Sagnac Interferometer
- We are going to have to completely rebuild the interferometer for this part so buckle up!
- Leave the two mirrors that guide the laser into the interferometer, but remove everything else. Place the beam cube splitter where you would like the interferometer to start. Use three mirrors to complete the apparatus as shown in Figure 3. You maybe have to remove the 50/50 beam splitter in order to use its mount. And you may have o get creative with how you bolt the mirror stands into the optical board. Use the alignment paddles to make sure that the counterpropagating beams are colinear.
- With the beams overlapping, the interferometer is immune to even surface defects in the mirrors and incredibly small vibrations.
- Use the crazy-looking stand that has a beam cube splitter on an angle.

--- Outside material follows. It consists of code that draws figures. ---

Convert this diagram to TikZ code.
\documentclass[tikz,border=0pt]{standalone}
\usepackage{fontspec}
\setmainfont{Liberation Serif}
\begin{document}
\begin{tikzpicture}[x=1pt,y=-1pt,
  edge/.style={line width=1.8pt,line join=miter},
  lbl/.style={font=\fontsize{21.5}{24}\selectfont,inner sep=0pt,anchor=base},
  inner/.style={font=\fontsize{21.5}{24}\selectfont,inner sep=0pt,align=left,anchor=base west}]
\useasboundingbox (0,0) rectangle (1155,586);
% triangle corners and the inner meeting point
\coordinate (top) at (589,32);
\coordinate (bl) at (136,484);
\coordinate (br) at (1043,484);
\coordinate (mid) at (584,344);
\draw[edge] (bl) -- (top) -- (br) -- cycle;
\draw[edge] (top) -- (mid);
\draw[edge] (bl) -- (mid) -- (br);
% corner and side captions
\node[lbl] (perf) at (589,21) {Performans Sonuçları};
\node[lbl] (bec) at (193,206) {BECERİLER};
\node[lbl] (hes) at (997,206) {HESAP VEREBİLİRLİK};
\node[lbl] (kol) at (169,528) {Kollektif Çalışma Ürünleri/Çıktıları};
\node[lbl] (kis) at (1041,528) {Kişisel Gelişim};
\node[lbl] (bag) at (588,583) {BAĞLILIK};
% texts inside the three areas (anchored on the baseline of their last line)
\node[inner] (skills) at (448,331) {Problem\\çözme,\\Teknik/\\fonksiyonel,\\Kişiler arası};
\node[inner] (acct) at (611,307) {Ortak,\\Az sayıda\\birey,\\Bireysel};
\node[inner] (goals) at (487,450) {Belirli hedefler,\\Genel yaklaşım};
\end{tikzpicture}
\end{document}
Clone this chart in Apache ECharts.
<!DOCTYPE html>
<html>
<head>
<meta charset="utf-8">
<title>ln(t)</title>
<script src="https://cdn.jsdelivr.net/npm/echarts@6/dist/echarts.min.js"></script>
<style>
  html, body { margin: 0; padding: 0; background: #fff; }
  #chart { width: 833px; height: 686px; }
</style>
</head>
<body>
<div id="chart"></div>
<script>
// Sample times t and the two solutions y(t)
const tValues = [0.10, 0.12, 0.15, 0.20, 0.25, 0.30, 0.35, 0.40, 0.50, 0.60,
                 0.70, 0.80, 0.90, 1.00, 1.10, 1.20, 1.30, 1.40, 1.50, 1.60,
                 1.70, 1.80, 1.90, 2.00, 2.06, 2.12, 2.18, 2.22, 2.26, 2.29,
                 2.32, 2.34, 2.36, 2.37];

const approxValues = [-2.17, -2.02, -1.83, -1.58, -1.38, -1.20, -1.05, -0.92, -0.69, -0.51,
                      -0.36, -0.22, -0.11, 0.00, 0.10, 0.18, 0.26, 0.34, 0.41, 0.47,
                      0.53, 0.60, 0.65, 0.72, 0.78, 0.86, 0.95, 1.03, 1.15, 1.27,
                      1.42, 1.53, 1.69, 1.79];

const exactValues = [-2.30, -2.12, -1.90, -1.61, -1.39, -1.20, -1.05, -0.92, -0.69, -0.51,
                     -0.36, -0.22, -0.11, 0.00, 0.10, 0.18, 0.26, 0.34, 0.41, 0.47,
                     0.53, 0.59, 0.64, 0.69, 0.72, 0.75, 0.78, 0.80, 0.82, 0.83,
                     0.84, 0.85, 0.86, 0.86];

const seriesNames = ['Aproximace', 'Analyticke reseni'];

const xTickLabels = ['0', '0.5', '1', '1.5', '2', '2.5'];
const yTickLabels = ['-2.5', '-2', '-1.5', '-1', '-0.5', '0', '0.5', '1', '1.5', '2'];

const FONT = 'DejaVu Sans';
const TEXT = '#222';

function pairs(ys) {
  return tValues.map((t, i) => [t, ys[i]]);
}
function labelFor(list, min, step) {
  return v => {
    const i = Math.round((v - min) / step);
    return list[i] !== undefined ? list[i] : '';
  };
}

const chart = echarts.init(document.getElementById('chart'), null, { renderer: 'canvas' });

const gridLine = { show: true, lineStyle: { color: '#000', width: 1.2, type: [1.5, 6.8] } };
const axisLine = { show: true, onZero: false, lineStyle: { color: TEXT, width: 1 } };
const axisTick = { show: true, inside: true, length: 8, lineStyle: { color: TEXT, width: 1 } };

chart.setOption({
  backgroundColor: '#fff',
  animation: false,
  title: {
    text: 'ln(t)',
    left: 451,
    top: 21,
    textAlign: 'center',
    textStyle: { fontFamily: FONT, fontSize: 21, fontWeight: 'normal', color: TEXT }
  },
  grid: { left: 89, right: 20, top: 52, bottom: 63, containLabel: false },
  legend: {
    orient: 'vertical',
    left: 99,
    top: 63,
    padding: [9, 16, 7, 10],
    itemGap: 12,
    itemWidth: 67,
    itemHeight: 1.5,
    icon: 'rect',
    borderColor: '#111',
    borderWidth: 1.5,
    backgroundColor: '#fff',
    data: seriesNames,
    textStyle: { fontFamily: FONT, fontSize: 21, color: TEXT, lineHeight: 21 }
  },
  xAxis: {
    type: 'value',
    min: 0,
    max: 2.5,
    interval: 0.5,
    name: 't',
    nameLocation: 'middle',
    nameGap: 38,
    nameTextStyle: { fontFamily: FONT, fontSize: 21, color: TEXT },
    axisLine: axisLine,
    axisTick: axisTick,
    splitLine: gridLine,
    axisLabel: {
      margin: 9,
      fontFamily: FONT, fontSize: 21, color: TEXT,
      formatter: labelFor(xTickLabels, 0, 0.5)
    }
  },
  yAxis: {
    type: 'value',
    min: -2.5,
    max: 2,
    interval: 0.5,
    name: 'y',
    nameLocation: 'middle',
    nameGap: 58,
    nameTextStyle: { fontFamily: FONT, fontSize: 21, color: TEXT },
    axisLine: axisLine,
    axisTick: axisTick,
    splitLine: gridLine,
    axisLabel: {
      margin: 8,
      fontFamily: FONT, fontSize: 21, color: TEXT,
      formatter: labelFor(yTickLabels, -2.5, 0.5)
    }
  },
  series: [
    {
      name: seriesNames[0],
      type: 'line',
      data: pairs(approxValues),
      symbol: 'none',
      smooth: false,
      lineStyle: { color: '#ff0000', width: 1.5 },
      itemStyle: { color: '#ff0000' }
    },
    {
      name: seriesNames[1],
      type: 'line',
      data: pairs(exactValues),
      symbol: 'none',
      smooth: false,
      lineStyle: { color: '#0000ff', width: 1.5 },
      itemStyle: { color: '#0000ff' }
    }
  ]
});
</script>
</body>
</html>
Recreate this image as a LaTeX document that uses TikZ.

This piece separates the overlapped output beams so that they can each enter their own detector. But don’t place the photodiodes just yet
- Now use the translation stage of the very first mirror after the laser to translate the beams away from eachother. You need a large enough gap to fit the gas cell.
Index of Refraction Measurement
- Place the gas cell in one of the beams in the square of the interferometer.
- Talk to the TA or lab technician about how to operate the vacuum pump and gas valve system.
- Make sure you can see the outputs of the angled beam cube splitter on a piece of paper or on the wall on the other side of the room. Start slowly evacuating the glass cylinder. You should see the outputs of the angled beam cube splitter slowly blink.
- Install the photodiodes so that the output of the angled beam cube splitter show up on the oscilloscope. Adjust the resistor setting on the photodiode and DC offset to get the oscillating signal centered on 0 V. The count on the instrument should increase as you change the pressure in the gas cell.
- If everything is working, completely evacuate the gas cylinder, reset the counts on the instrument to zero, and slowly let the gas cylinder come back up to atmospheric pressure by opening the appropriate valve. You should get something between 50 and 100 counts for one atmosphere of air. So if you were used to taking index of refraction of air to be unity, you now know better!